● **What is being asked**: Return the material exactly, first line through the line containing "dates = pd.date_range('2013-01-01', '2022-11-01', freq='MS')", and nothing more. Pictures stay out.

● **Data**:
[start]

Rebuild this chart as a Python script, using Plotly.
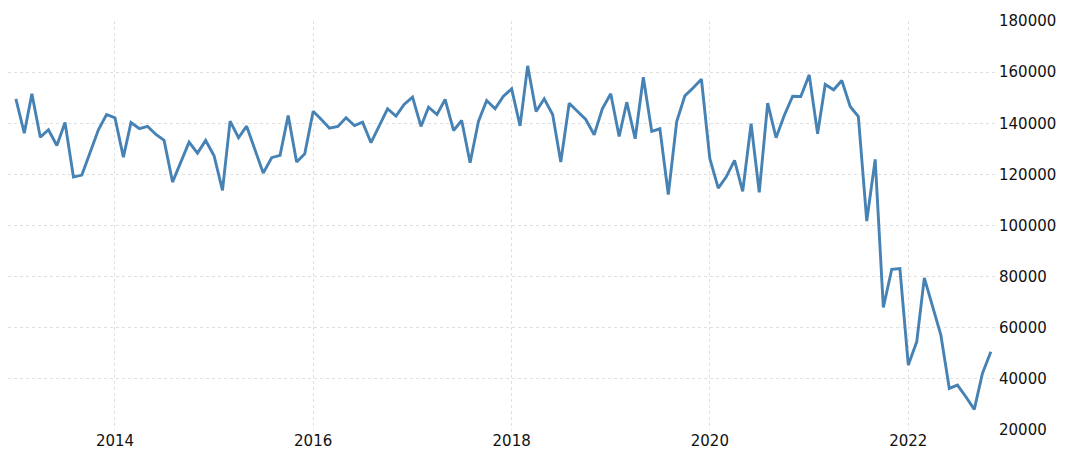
import pandas as pd
import plotly.graph_objects as go

dates = pd.date_range('2013-01-01', '2022-11-01', freq='MS')

v2013 = [149560, 136130, 151520, 134560, 137450, 131320, 140300, 118940, 119720, 128710, 137450, 143430]
v2014 = [142140, 126750, 140300, 137840, 138740, 135620, 133270, 116990, 124800, 132610, 128320, 133270]
v2015 = [127300, 113740, 140820, 134330, 138860, 129640, 120500, 126520, 127420, 143040, 124800, 128080]
v2016 = [144720, 141360, 138080, 138740, 142140, 139130, 140420, 132380, 139130, 145660, 142770, 147340]
v2017 = [150190, 138740, 146280, 143430, 149290, 137180, 141090, 124560, 140820, 148900, 145660, 150460]
v2018 = [153470, 139000, 162450, 144600, 149560, 143430, 124800, 147850, 144600, 141480, 135500, 145660]
v2019 = [151520, 134840, 148240, 133940, 158000, 136790, 137840, 112060, 140700, 150700, 153860, 157220]
v2020 = [126130, 114650, 118940, 125460, 113350, 139800, 112960, 147850, 134330, 143040, 150580, 150460]
v2021 = [158930, 135890, 155150, 153080, 156710, 146550, 142650, 101750, 125850, 67930, 82890, 83150]
v2022 = [45390, 54500, 79500, 68310, 57100, 36290, 37580, 33020, 28070, 42140, 50590]

values = v2013 + v2014 + v2015 + v2016 + v2017 + v2018 + v2019 + v2020 + v2021 + v2022

x_ticks = ['2014-01-01', '2016-01-01', '2018-01-01', '2020-01-01', '2022-01-01']
x_labels = ['2014', '2016', '2018', '2020', '2022']
y_ticks = [20000, 40000, 60000, 80000, 100000, 120000, 140000, 160000, 180000]

fig = go.Figure()
fig.add_trace(go.Scatter(x=dates, y=values, mode='lines',
                         line=dict(color='#4682B4', width=2.9)))

grid = dict(showgrid=True, gridcolor='#e0e0e0', griddash='dot', gridwidth=1,
            zeroline=False, showline=False, ticks='', automargin=False)

# page body has an 8px margin, so the figure is sized to fit the window
fig.update_layout(
    width=1058, height=449,
    margin=dict(l=0, r=70, t=13, b=27),
    paper_bgcolor='white', plot_bgcolor='white',
    showlegend=False,
    font=dict(family='DejaVu Sans', size=15, color='#111111'),
    xaxis=dict(range=['2012-12-03', '2022-11-20'], tickvals=x_ticks, ticktext=x_labels, **grid),
    yaxis=dict(range=[20000, 180000], side='right', tickvals=y_ticks,
               tickformat='d', ticklabelstandoff=2, **grid),
)

fig.write_html("out.html")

[end]

● **Result**:
Rebuild this chart as a Python script, using Plotly.
import pandas as pd
import plotly.graph_objects as go

dates = pd.date_range('2013-01-01', '2022-11-01', freq='MS')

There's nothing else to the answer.